▶ What is asked
Pictures within the data are to be left out; everything else must be reproduced exactly.

※

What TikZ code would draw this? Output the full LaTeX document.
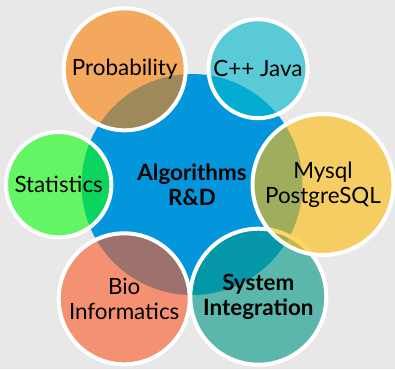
\documentclass[tikz,border=0pt]{standalone}
\usepackage{fontspec}
\setmainfont{Lato}
\definecolor{bggray}{RGB}{232,232,232}
\definecolor{coreblue}{RGB}{3,150,220}
\definecolor{probcol}{RGB}{252,130,10}
\definecolor{javacol}{RGB}{6,184,206}
\definecolor{sqlcol}{RGB}{255,190,16}
\definecolor{statcol}{RGB}{19,253,19}
\definecolor{biocol}{RGB}{253,92,44}
\definecolor{syscol}{RGB}{6,152,135}
\tikzset{
	bubble/.style={circle, draw=white, line width=3pt, fill opacity=0.62, text opacity=1,
		inner sep=0pt, align=center, minimum size=0.75*#1pt},
	bubble text/.style={font=\fontsize{16.8}{19}\selectfont},
	bold text/.style={font=\fontsize{16.8}{19}\selectfont\bfseries}}

\begin{document}
\begin{tikzpicture}[x=0.75pt,y=0.75pt,yscale=-1,xscale=1]
	%Background
	\fill [bggray] (0,0) rectangle (395,369) ;
	\useasboundingbox (0,0) rectangle (395,369) ;

	%Shape: Circle [core]
	\node [circle, fill=coreblue, inner sep=0pt, align=center, minimum size=0.75*221pt, bold text] (core) at (192,184.5) {Algorithms\\R\&D};

	%Shape: Circle [outer ring]
	\node [bubble=122, fill=probcol, bubble text] (prob) at (124.7,69.3) {Probability};
	\node [bubble=99, fill=javacol, bubble text] (java) at (258,68.7) {C++ Java};
	\node [bubble=105.4, fill=statcol, bubble text] (stat) at (58.7,184.7) {Statistics};
	\node [bubble=131, fill=biocol, bubble text] (bio) at (124.2,298.8) {Bio\\Informatics};
	\node [bubble=136, fill=syscol, bold text] (sys) at (258.3,296.7) {System\\Integration};
	\node [bubble=141, fill=sqlcol, bubble text] (sql) at (323,184.5) {Mysql\\PostgreSQL};

\end{tikzpicture}
\end{document}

※

▶ Output for this task
What TikZ code would draw this? Output the full LaTeX document.
\documentclass[tikz,border=0pt]{standalone}
\usepackage{fontspec}
\setmainfont{Lato}
\definecolor{bggray}{RGB}{232,232,232}
\definecolor{coreblue}{RGB}{3,150,220}
\definecolor{probcol}{RGB}{252,130,10}
\definecolor{javacol}{RGB}{6,184,206}
\definecolor{sqlcol}{RGB}{255,190,16}
\definecolor{statcol}{RGB}{19,253,19}
\definecolor{biocol}{RGB}{253,92,44}
\definecolor{syscol}{RGB}{6,152,135}
\tikzset{
	bubble/.style={circle, draw=white, line width=3pt, fill opacity=0.62, text opacity=1,
		inner sep=0pt, align=center, minimum size=0.75*#1pt},
	bubble text/.style={font=\fontsize{16.8}{19}\selectfont},
	bold text/.style={font=\fontsize{16.8}{19}\selectfont\bfseries}}

\begin{document}
\begin{tikzpicture}[x=0.75pt,y=0.75pt,yscale=-1,xscale=1]
	%Background
	\fill [bggray] (0,0) rectangle (395,369) ;
	\useasboundingbox (0,0) rectangle (395,369) ;

	%Shape: Circle [core]
	\node [circle, fill=coreblue, inner sep=0pt, align=center, minimum size=0.75*221pt, bold text] (core) at (192,184.5) {Algorithms\\R\&D};

	%Shape: Circle [outer ring]
	\node [bubble=122, fill=probcol, bubble text] (prob) at (124.7,69.3) {Probability};
	\node [bubble=99, fill=javacol, bubble text] (java) at (258,68.7) {C++ Java};
	\node [bubble=105.4, fill=statcol, bubble text] (stat) at (58.7,184.7) {Statistics};
	\node [bubble=131, fill=biocol, bubble text] (bio) at (124.2,298.8) {Bio\\Informatics};
	\node [bubble=136, fill=syscol, bold text] (sys) at (258.3,296.7) {System\\Integration};
	\node [bubble=141, fill=sqlcol, bubble text] (sql) at (323,184.5) {Mysql\\PostgreSQL};

\end{tikzpicture}
\end{document}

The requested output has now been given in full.